明治政府は、強力な中央集権的近代国家の建設を目指して出発しましたが、成立当初の財政基盤は貧弱なものでした。その財政基盤の強化のために進められたのが地租改正です。
当時、旧来の租税制度の問題点は次のように認識されていました。
①旧来の年貢賦課方法は幕府、藩、旗本によってまちまちで統一されていない。
②米等の現物年貢で国家財政が賄われることは、相場の変動で正確な予算編成が困難な上に輸送、保管、販売に膨大な費用がかかる。
③旧幕時代の年貢は、士農工商のうちの農民に負担が片寄りすぎて、四民平等の理念に反している。
地租改正は右の問題を克服して、全国画一の租税制度を確立しようとするものですが、その前段として次のような改革がなされました。
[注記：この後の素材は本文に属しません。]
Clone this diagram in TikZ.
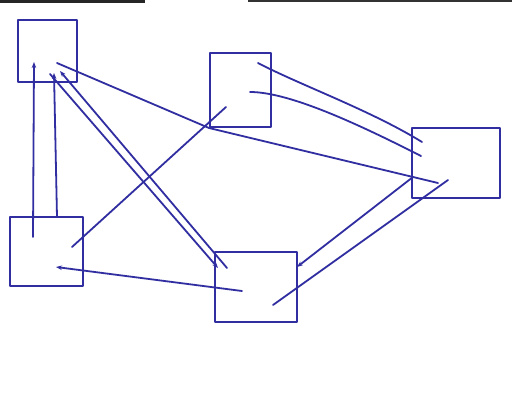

まず明治4年9月に米麦輸出の禁止が解除され、10月には田畑勝手作、すなわち田畑に作る作物の自由が認められました。5年2月になると、田畑永代売買禁止令を解除し、ひき続いて「地所売買譲渡ニ付地券渡方規則」を制定しました。さらに7月には売買譲渡に関係なく、全国一般の所有地にも地券を発行することを規定しました。この地券は明治5年の干支に因んで壬申地券と呼ばれています。